The Dissociation of Fast H$_2^+$ Ions by Hydrogen

H$_2^+$ ions of energy 100 to 800 keV have been passed through hydrogen gas and the cross-sections for the following four processes determined: \begin{equation*}\tag{1}H_2^+ \rightarrow H^+ + H^0,\end{equation*} \begin{equation*}\tag{2}H_2^+ \rightarrow H^+ + H^+,\end{equation*} \begin{equation*}\tag{3}H_2^+ \rightarrow H^0 + H^0,\end{equation*} \begin{equation*}\tag{4}H_2^+ \rightarrow H_2^0.\end{equation*} A magnetic field was used to separate the fast dissociation products of different e/m, and CsI(Tl) scintillation crystals were used as detectors. Double-height pulses resulted when two particles of the same e/m simultaneously entered one of the crystals and were clearly resolved from single pulses. Processes (3) and (4) were separated by moving a fine slit across the neutral-particle counter which thus counted only H$_2^0$ particles as double pulses.
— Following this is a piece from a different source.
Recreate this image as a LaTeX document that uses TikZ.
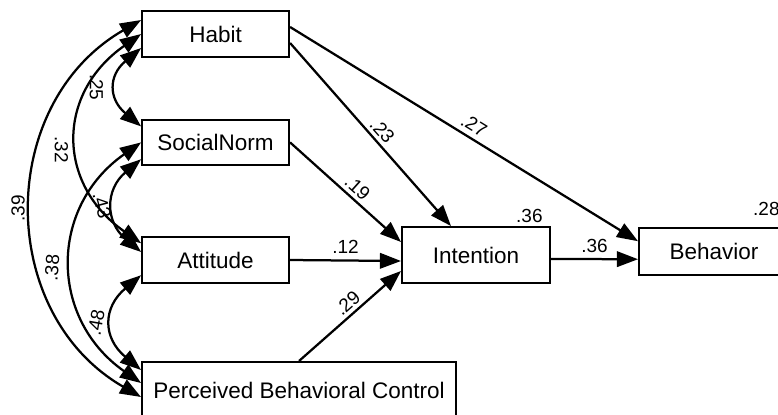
\documentclass[tikz,border=0pt]{standalone}
\usepackage{fontspec}
\setmainfont{Liberation Sans}
\usetikzlibrary{arrows.meta, positioning}

\begin{document}
\begin{tikzpicture}[font=\fontsize{16}{19}\selectfont, >={Triangle[length=15pt,width=11pt]},
    var/.style={draw, line width=1.4pt, fill=white, inner sep=0pt},
    reg/.style={->, line width=1.6pt},
    cov/.style={<->, line width=1.6pt},
    coef/.style={font=\fontsize{13.5}{15}\selectfont, inner sep=1.5pt}]
    \useasboundingbox (0,0) rectangle (19.45,-10.35);

    % exogenous variables
    \node[var, minimum width=3.675cm, minimum height=1.15cm] (hab) at (5.39,-0.85) {Habit};
    \node[var, minimum width=3.675cm, minimum height=1.125cm] (soc) at (5.39,-3.56) {SocialNorm};
    \node[var, minimum width=3.675cm, minimum height=1.15cm] (att) at (5.39,-6.5) {Attitude};
    \node[var, minimum width=7.85cm, minimum height=1.4cm] (pbc) at (7.475,-9.75) {Perceived Behavioral Control};

    % endogenous variables
    \node[var, minimum width=3.7cm, minimum height=1.4cm] (int) at (11.9,-6.375) {Intention};
    \node[var, minimum width=3.75cm, minimum height=1.175cm] (beh) at (17.85,-6.29) {Behavior};

    \node[coef, above left=0.02cm and 0.15cm of int.north east] (r2int) {.36};
    \node[coef, above left=0.22cm and 0.2cm of beh.north east] (r2beh) {.28};

    % paths
    \draw[reg] ([yshift=0.175cm]hab.east) -- node[coef, sloped, above=2pt, pos=0.51] {.27} ([yshift=0.26cm]beh.west);
    \draw[reg] ([yshift=-0.225cm]hab.east) -- node[coef, sloped, above=1pt, pos=0.52] {.23} ([xshift=-0.625cm]int.north);
    \draw[reg] (soc.east) -- node[coef, sloped, above=1pt, pos=0.54] {.19} ([yshift=0.325cm]int.west);
    \draw[reg] (att.east) -- node[coef, above=3pt] {.12} ([yshift=-0.15cm]int.west);
    \draw[reg] (pbc.north) -- node[coef, sloped, above=1pt, pos=0.55] {.29} ([yshift=-0.4cm]int.west);
    \draw[reg] ([yshift=-0.1cm]int.east) -- node[coef, above=2pt] {.36} ([yshift=-0.19cm]beh.west);

    % covariances
    \draw[cov] ([yshift=-0.35cm]hab.west) to[out=220, in=140, looseness=1.4]
        node[coef, xshift=-0.5cm, rotate=-90] {.25} ([yshift=0.4cm]soc.west);
    \draw[cov] (hab.west) to[out=215, in=145, looseness=1.27]
        node[coef, pos=0.55, xshift=-0.42cm, rotate=-90] {.32} ([yshift=0.42cm]att.west);
    \draw[cov] ([yshift=0.35cm]hab.west) to[out=210, in=150, looseness=1.14]
        node[coef, xshift=-0.35cm, rotate=90] {.39} ([yshift=-0.175cm]pbc.west);
    \draw[cov] ([yshift=-0.42cm]soc.west) to[out=220, in=140, looseness=1.3]
        node[coef, xshift=-0.3cm, rotate=-75] {.43} ([yshift=0.2cm]att.west);
    \draw[cov] (soc.west) to[out=215, in=145, looseness=1.2]
        node[coef, pos=0.52, xshift=-0.5cm, rotate=85] {.38} ([yshift=0.175cm]pbc.west);
    \draw[cov] ([yshift=-0.38cm]att.west) to[out=220, in=140, looseness=1.36]
        node[coef, xshift=-0.4cm, rotate=80] {.48} ([yshift=0.5cm]pbc.west);
\end{tikzpicture}
\end{document}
The partial cross-sections for processes (1) and (2) show an E$^{-1}$ dependence at high energies. The energy dependence is less marked below 300 keV, where the Born approximation might be expected to be invalid. The partial cross-sections for processes (3) and (4) show the strong energy dependence characteristic of an electron-exchange process. The angular distribution for process (3) is consistent with the reaction proceeding via the 1$^3\sum_u$ repulsive triplet state. The large fraction of the capture reactions proceeding this way (70%), is reasonable considering the high probability of formation in the triplet state. The large values of the cross-sections for processes other than simple dissociation account, in part, for the considerable discrepancies between the results of other workers.